Die Vogelperspektive, also der Blick von oben, ist die wohl beste Möglichkeit, um sich einen Überblick über eine Landschaft zu verschaffen.
Die Ausstellung erzählt mit eindrucksvollen Schwarz-Weiß-Aufnahmen die bislang wenig bekannte Geschichte der Brieftauben-Fotografie zu Beginn des 20. Jahrhunderts. Sie gilt als wichtiges historisches Vorbild für die heutige Luftbildfotografie.

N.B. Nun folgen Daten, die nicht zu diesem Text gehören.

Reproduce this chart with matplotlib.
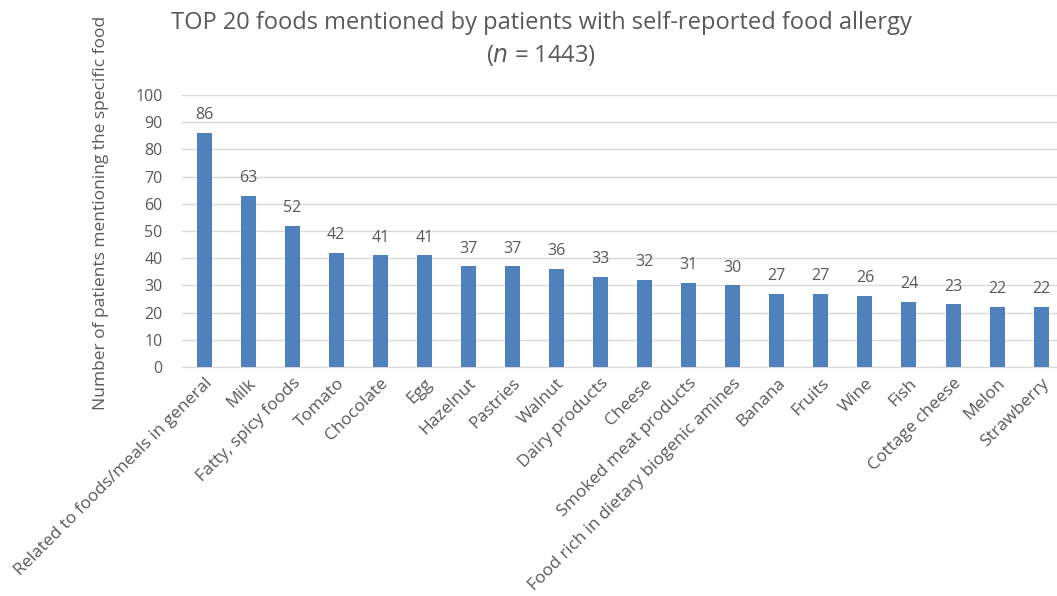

20 vergrößerte Reproduktionen und rund 20 Originalabzüge von Luftaufnahmen, bei denen Brieftauben als Fotografen eingesetzt wurden, würdigen Julius Neubronner (1852-1932) als eine der ersten Personen, der es gelang, die Welt wortwörtlich von der Vogelperspektive aus zu betrachten.
Der Erfinder Julius Neubronner
Julius Neubronner, Apotheker im hessischen Kronberg, hatte die geniale Idee, Brieftauben als Träger von Fotoapparaten einzusetzen. Die von ihm entwickelten Taubenkameras fanden schnell Beachtung und kamen auf verschiedenen Gebieten zum Einsatz, vor allem in der kriegsrelevanten Aufklärungsfotografie.
Das Preußische Kriegsministerium hatte großes Interesse an Neubronners Erfindung. Die gefiederten Soldaten erfüllten jedoch nicht alle Erwartungen - letztendlich erwiesen sich Aufklärungsflugzeuge als besser und effektiver. Und so endete noch vor Kriegsschluss 1918 die intensive Zusammenarbeit zwischen Neubronner und dem Militär.
Wie kommt ein Apotheker zur Brieftauben-Fotografie?
Wie schon sein Vater setzte Julius Neubronner die Vögel zunächst als Kuriere für den Transport von Medikamenten und Rezepten ein. Als eine seiner Tauben erst nach Wochen von einem Kurierflug wohlgenährt zurückkehrte, rätselte er, wo sich das vermisste Tier aufgehalten haben könnte. Es kam ihm die Idee, zur Überwachung seiner Tauben eine selbstauslösende Miniaturkamera zu entwickeln.
Im Dezember 1908 wurde das Patent "Verfahren und Vorrichtung zum Photographieren von Geländeabschnitten aus der Vogelperspektive" vom Kaiserlichen Patentamt angenommen. Bis in die 1920er Jahre hinein entwickelte Neubronner mit erheblichem finanziellem Aufwand circa ein Dutzend der 30 bis 75 Gramm schweren Kameramodelle. Der erhoffte kommerzielle Erfolg blieb allerdings aus.
Das Historische Archiv der Stiftung Deutsches Technikmuseum Berlin erwarb 1992 den Nachlass von Julius Neubronner. Dieser enthält zahlreiche Unterlagen zu Versuchen und Erfindungen der Brieftauben-Fotografie sowie eine umfangreiche Fotosammlung mit Originalaufnahmen. In Zusammenarbeit mit dem Verlag Rorhof entstand Ende 2017 die dreiteilige Publikation "The Pigeon Photographer" mit weiteren Aufnahmen Neubronners aus dem Stadtarchiv Kronberg.